Although the regions are designed to handle unclassified but sensitive government data and data classified at the Protected level, the physical and personnel security have been implemented to the standards required for handling Secret information.
“Even though we serve Protected, we have physical security designed for Secret or higher,” Kavanagh said.
CDC’s CEO, Greg Boorer, said that all of data centre operator’s staff require Secret clearance. Its facilities are the only commercial buildings built to a Top Secret standard and the only commercial data centres with Secret accreditation, the CEO said.
The data centres’ design offers 2n redundancy, he added.
“It’s even better than that [implies] because it’s a very granular deployment of infrastructure… which means that we have far higher levels of resilience than even 2n configuration would provide and that delivers 100 per cent up-time,” Boorer said.
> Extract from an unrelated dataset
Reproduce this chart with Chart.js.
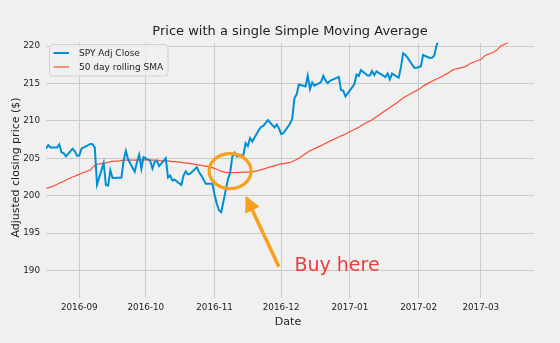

“We are the only commercial data centre operator in Australia that contracts to 100 per cent up-time and we have an impeccable history of delivering that level of service,” the CEO added.
ASD certification
Although Microsoft’s new services are built to handle Protected data, Kavanagh told Computerworld that the vendor is yet to have Protected services added to the Australian Signals Directorate’s Certified Cloud Services List (CCSL).
Currently, Microsoft has Azure services and Office 365 listed on the CCSL for use with unclassified but sensitive data (Unclassified DLM). Microsoft submitted the IRAP assessment required for listing at the Protected level around a year ago, Kavanagh told Computerworld.
“I am very, very confident that in short order we’ll get that but at this stage we’re waiting on ASD,” he said.
Update: The government has now accepted Microsoft's certification for handling Protected data.
The use of cloud services with Protected data doesn’t require a listing on the CCSL, although having a service on the list can make the associated risk assessment process easier for a government agency.
The government’s recently launched Secure Cloud Strategy called for increased use of cloud and noted that there were limitations to the ASD’s capacity to certify cloud services.
Kavanagh said that, in line with the strategy, when adopting cloud services agencies can perform their own risk assessments according to the government’s security standards.
“We’re actually working with quite a number of agencies to move forward even before that formal Protected certification comes through, and they’re doing that by doing their own risk assessment, their own certification on top of what we produced [for the IRAP assessment],” he told Computerworld.
Amazon Web Services last month detailed a favourable IRAP assessment of its Sydney region for the storage and processing of Protected data, but like Microsoft it is yet to see that assessment reflected on the CCSL.
The author traveled to Canberra as a guest of Microsoft.